The next big thing you come upon is Harbes Family Farm. This is North Fork agri-tourism at its finest. The finest sweet corn (best in summertime, doh), homemade apple cider donuts that are to die for, wine tasting, apple picking (at the orchard location) and all the family farming fun you can find at the Barnyard Adventure including tons of animals to check out (some of which you can pet), goat herding demonstrations, pig races, a singing cowgirl led tour of the farm and so much more. For families on day trips to the North Fork, Harbes is a must stop. Across the street Patty’s Berries and Bunches is great too and has a corn maze you can get lost in.

As you head east into Mattituck, the wineries and tasting rooms seem to pop up ubiquitously, you take a detour off Sound Ave and find Love Lane in Mattituck. This short, quaint strip is a great place to find lunch at the Love Lane Kitchen or some cheese at the Village Cheese Shop. It’s also just a nice place to find a bench and watch the autumn leaves fall and rustle along the sidewalk. You could also catch a play at the North Fork Community Theatre around the corner, but today is for day tripping so you head back to Sound Ave.

Soon you’re in Cutchogue, which is basically winery central. On Sound Ave you find Castello di Borghese for the classy folks out there and then Vineyard 48 for the rowdies (think the wine trail’s answer to the Boardy Barn). You could also zip down to Main Rd (Rte 25) and stop at more wineries than we can list.

If you’re still on Sound Ave at this point (also referred to as Rte 48 in these parts, stop at Sang Lee Farms and pick up some more of your fresh, organic favorites. Farther east, you come across Catapano Dairy Farm, where you score some goat milk and their fabulous goat cheese. Or just check out the goats. Goats are funny.

Sparkling Pointe in Southold is the stop for those who like the bubbly. Not called Champagne because the French are snobs, their sparkling wine will make you think of NYE and their tasting room is gorgeous.

Moving through Southold, you have to stop at O’Malley’s for your best attempt at finishing their Super Duper Burger, which is giant (basically two huge cheeseburgers stacked on top of each other). NextStop Tip: When they say it costs $75, negotiate it down to around half that. Or you can also try their Alien Burger, which is actually a hot dog. They’ve got a sense of humor over there.

Over on Main Road, there’s some good eats at the North Fork Table, often called the best restaurant on the North Fork, and also A Lure Chowder House, one of Tom Schaudel’s great dining spots. The Southold Fish Market is also a great place to stop if you want to bring a fresh catch home (fresh as in that fish was swimming around this morning).

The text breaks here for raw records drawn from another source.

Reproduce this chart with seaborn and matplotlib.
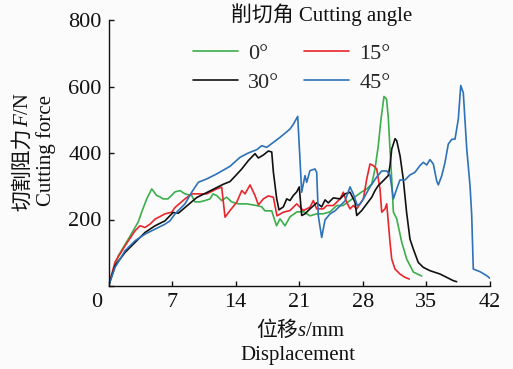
import matplotlib
matplotlib.use("Agg")
import matplotlib.pyplot as plt
import numpy as np
import pandas as pd
import seaborn as sns

# ---------------- data ----------------
angles = ["0°", "15°", "30°", "45°"]

s_0 = [0, 1.08, 2.18, 3.28, 3.66, 4.21, 4.76, 5.31, 5.67, 6.0, 6.55, 7.32, 7.87, 8.42, 9.16, 9.52,
       10.07, 10.63, 11.18, 11.5, 11.91, 12.46, 13.01, 13.56, 14.29, 15.22, 16.32, 16.87, 17.23,
       17.97, 18.5, 18.88, 19.43, 19.98, 20.75, 21.52, 22.18, 22.92, 23.62, 24.39, 25.12, 25.82,
       26.59, 27.33, 27.88, 28.43, 28.98, 29.34, 29.7, 30.0, 30.33, 30.61, 30.8, 30.99, 31.18,
       31.36, 31.73, 32.28, 32.83, 33.56, 34.48]
F_0 = [0, 91, 141, 193, 223, 262, 292, 272, 268, 262, 262, 283, 287, 277, 272, 253, 253, 257, 262,
       277, 272, 257, 267, 253, 247, 247, 242, 238, 226, 226, 181, 202, 181, 208, 223, 223, 211,
       217, 217, 223, 242, 242, 257, 272, 283, 292, 307, 352, 422, 502, 570, 562, 508, 412, 322,
       223, 202, 132, 81, 42, 30]

s_15 = [0, 0.72, 1.82, 2.92, 3.47, 4.02, 4.57, 5.12, 6.22, 6.96, 7.32, 8.42, 9.16, 9.89, 10.81,
        11.91, 12.46, 12.83, 13.38, 14.12, 14.67, 15.03, 15.58, 16.13, 16.5, 17.05, 17.6, 18.15,
        18.55, 19.25, 19.98, 20.72, 21.45, 22.18, 22.55, 22.92, 23.65, 24.02, 24.75, 25.49, 25.85,
        26.22, 26.59, 26.95, 27.33, 28.06, 28.43, 28.79, 29.16, 29.53, 29.89, 30.08, 30.44, 30.63,
        30.8, 30.99, 31.18, 31.54, 32.09, 32.64, 33.11]
F_15 = [0, 72, 121, 166, 181, 176, 186, 201, 217, 222, 236, 262, 277, 277, 277, 292, 297, 207, 227,
        252, 287, 277, 304, 272, 244, 262, 271, 267, 211, 222, 227, 247, 227, 237, 257, 232, 232,
        242, 242, 262, 282, 252, 232, 242, 232, 262, 322, 367, 362, 352, 292, 222, 232, 247, 193,
        132, 81, 51, 36, 26, 21]

s_30 = [0, 0.72, 1.82, 2.92, 4.02, 5.12, 6.22, 7.1, 7.69, 8.42, 9.71, 11.18, 12.64, 13.37, 13.93,
        14.67, 15.39, 16.13, 16.5, 17.05, 17.6, 17.97, 18.15, 18.52, 18.77, 19.25, 19.62, 19.98,
        20.34, 20.72, 21.0, 21.27, 21.63, 22.18, 22.92, 23.47, 23.84, 24.2, 24.75, 25.49, 26.04,
        26.59, 27.14, 27.33, 27.88, 28.43, 28.98, 29.34, 29.7, 30.08, 30.44, 30.8, 30.99, 31.18,
        31.55, 31.73, 32.1, 32.45, 32.82, 33.19, 33.56, 34.1, 34.66, 35.4, 36.5, 37.23, 37.96, 38.33]
F_30 = [0, 61, 101, 131, 161, 181, 196, 221, 219, 236, 266, 286, 306, 314, 330, 352, 377, 398, 385,
        394, 406, 403, 343, 262, 229, 238, 262, 257, 272, 283, 298, 212, 217, 232, 250, 238, 259,
        250, 265, 262, 277, 282, 252, 212, 227, 247, 267, 287, 302, 312, 322, 332, 362, 412, 443,
        437, 391, 322, 221, 141, 111, 71, 56, 46, 36, 26, 16, 13]

s_45 = [0, 0.72, 1.82, 2.92, 4.02, 5.12, 6.22, 6.77, 7.32, 7.87, 8.42, 9.16, 9.89, 10.81, 11.91,
        13.38, 14.48, 15.39, 16.32, 16.87, 17.42, 18.15, 18.88, 19.98, 20.34, 20.83, 21.27, 21.63,
        21.82, 22.18, 22.73, 22.92, 23.1, 23.47, 23.84, 24.39, 24.94, 25.49, 26.04, 26.59, 26.95,
        27.39, 27.7, 28.06, 28.79, 29.53, 30.08, 30.63, 30.99, 31.36, 31.73, 32.09, 32.64, 33.19,
        33.74, 34.29, 34.66, 35.03, 35.39, 35.76, 36.13, 36.31, 36.68, 37.05, 37.41, 37.79, 38.15,
        38.51, 38.78, 39.06, 39.44, 39.8, 39.98, 40.16, 40.9, 41.64, 42.0]
F_45 = [0, 56, 106, 136, 156, 171, 186, 196, 217, 232, 247, 282, 312, 322, 337, 360, 387, 400, 410,
        422, 417, 432, 447, 472, 486, 510, 282, 332, 312, 347, 352, 342, 211, 146, 199, 217, 226,
        241, 256, 298, 277, 242, 247, 262, 298, 328, 346, 346, 334, 262, 292, 319, 319, 334, 342,
        362, 372, 364, 380, 367, 316, 304, 331, 372, 427, 441, 442, 502, 603, 581, 412, 302, 217,
        51, 43, 31, 23]

x_ticks = [0, 7, 14, 21, 28, 35, 42]
y_ticks = [0, 200, 400, 600, 800]

colors = {"0°": "#3cae4c", "15°": "#e8262b", "30°": "#111111", "45°": "#2d72b9"}

# ---------------- style ----------------
sns.set_theme(style="ticks")
plt.rcParams["font.family"] = ["Liberation Serif", "Noto Sans CJK SC"]
plt.rcParams["axes.unicode_minus"] = False
BG = "#fbfbfb"

W, H = 513, 369
fig = plt.figure(figsize=(W / 100, H / 100), dpi=100, facecolor=BG)
L, R, T, B = 108.5, 490, 20, 286
ax = fig.add_axes([L / W, 1 - B / H, (R - L) / W, (B - T) / H])
ax.set_facecolor(BG)

df = pd.concat([
    pd.DataFrame({"angle": a, "s": s, "F": f})
    for a, s, f in zip(angles, [s_0, s_15, s_30, s_45], [F_0, F_15, F_30, F_45])
], ignore_index=True)

sns.lineplot(data=df, x="s", y="F", hue="angle", hue_order=angles, palette=colors,
             estimator=None, sort=False, lw=1.2, ax=ax, legend=True)

ax.set_xlim(0, 42)
ax.set_ylim(0, 800)
ax.set_xticks(x_ticks)
ax.set_xticklabels([""] + [str(v) for v in x_ticks[1:]])
ax.set_yticks(y_ticks)
ax.set_yticklabels([""] + [str(v) for v in y_ticks[1:]])
ax.tick_params(direction="in", length=3.8, width=1.0, labelsize=16, colors="#111111",
               labelcolor="#111111")
ax.tick_params(axis="x", pad=5.0)
ax.tick_params(axis="y", pad=5.0)
for sp in ["top", "right"]:
    ax.spines[sp].set_visible(False)
for sp in ["left", "bottom"]:
    ax.spines[sp].set_linewidth(1.0)
    ax.spines[sp].set_color("#111111")
ax.set_xlabel("")
ax.set_ylabel("")


def fx(px):
    return px / W


def fy(py):
    return 1 - py / H


# shared origin label
fig.text(fx(96.7), fy(302.5), "0", ha="center", va="center", fontsize=16, color="#111111")

# legend
handles, labels = ax.get_legend_handles_labels()
order = [0, 2, 1, 3]
ax.legend([handles[i] for i in order], [labels[i] for i in order], ncol=2, frameon=False,
          loc="upper left", bbox_to_anchor=(fx(192.7), fy(43.5)), bbox_transform=fig.transFigure,
          borderpad=0, borderaxespad=0, fontsize=16, handlelength=2.05, handletextpad=0.45,
          columnspacing=1.1, labelspacing=0.38)
fig.text(fx(321.7), fy(15), "削切角 Cutting angle", ha="center", va="center", fontsize=15,
         color="#111111")

# composite axis labels
renderer = fig.canvas.get_renderer()
serif = dict(family=["Liberation Serif", "Noto Sans CJK SC"])
cjk = dict(family=["Noto Sans CJK SC", "Liberation Serif"])


def seq_text_h(pieces, xc, y_base_px, size=15):
    objs, lengths = [], []
    for s, kw in pieces:
        t = fig.text(0, 0, s, ha="left", va="baseline", fontsize=size, color="#111111", **kw)
        lengths.append(t.get_window_extent(renderer).width)
        objs.append(t)
    pos = xc - sum(lengths) / 2
    for t, l in zip(objs, lengths):
        t.set_position((fx(pos), fy(y_base_px)))
        pos += l


def seq_text_v(pieces, x_base, y_center_px, size=15):
    objs, lengths = [], []
    for s, kw in pieces:
        t = fig.text(0, 0, s, rotation=90, rotation_mode="anchor", ha="left", va="baseline",
                     fontsize=size, color="#111111", **kw)
        lengths.append(t.get_window_extent(renderer).height)
        objs.append(t)
    pos = (H - y_center_px) - sum(lengths) / 2  # from bottom, px
    for t, l in zip(objs, lengths):
        t.set_position((fx(x_base), pos / H))
        pos += l


seq_text_h([("位移", cjk), ("s", dict(serif, style="italic")), ("/mm", serif)], 300, 336)
seq_text_h([("Displacement", serif)], 298, 360)
seq_text_v([("切割阻力", cjk), ("F", dict(serif, style="italic")), ("/N", serif)], 28, 152)
seq_text_v([("Cutting force", serif)], 51, 151)

fig.savefig("out.png", dpi=100, facecolor=BG)
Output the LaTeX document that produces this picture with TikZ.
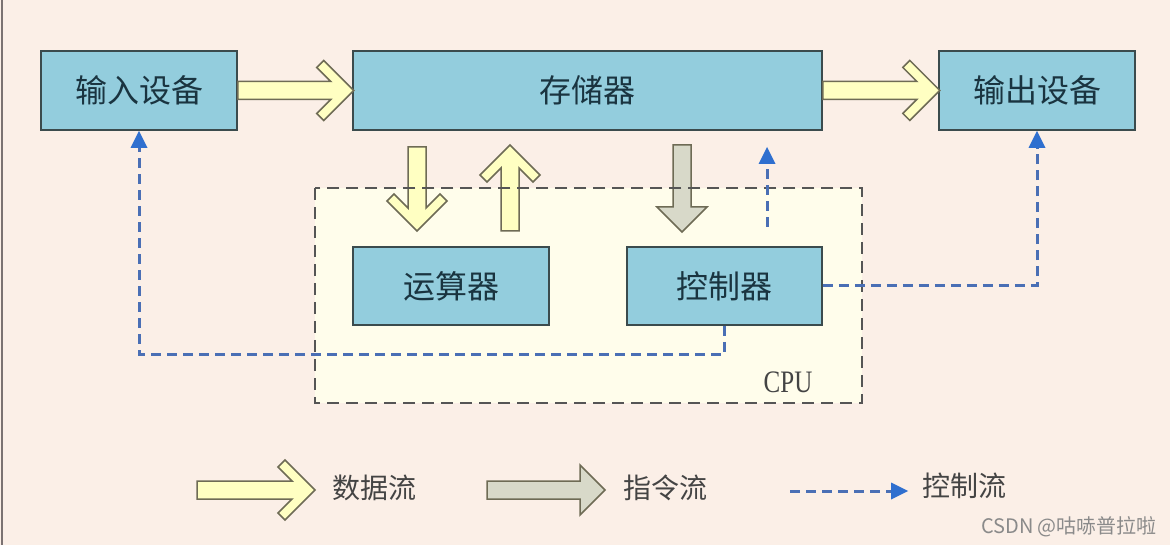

As you continue east, you wonder how many great places you passed by and didn’t have a chance to stop at. All those signs at the bottoms of driveways, all those wineries and farm stands. Not to mention the tons of things you missed along Main Rd. and all the off the beaten path spots not on one of the two main roadways. You swear you’ll stop at more on the way back or next time.

You realize you’re coming upon Greenport. There’s still almost 10 miles more North Fork. You could head through East Marion and all the way to the Orient, the North Fork’s version of The End. But today you’re going to visit Greenport, which is a story in and of itself, so we’ll try to whittle the old whaling village down to just a mere few words. It’s probably the coolest town/village on the North Fork, or anywhere on the Island for that matter. Similar to its cousin on the other fork, Sag Harbor, it’s got a great Main Street with shops, food, drink, fun for young single fun seekers as well as families, daytime fun and nighttime fun. A trip to (or a story about) the North Fork could be as simple as driving straight to Greenport and spending the entire day there. But with all the stops and attractions along the way (and even more farther east), it’s a natural place to stop, stretch the legs, walk the harbor before you get back in the car and head back up-island as they say. Your North Fork Day Trip a true success in discovering some of the best of what remains of the true, original Long Island.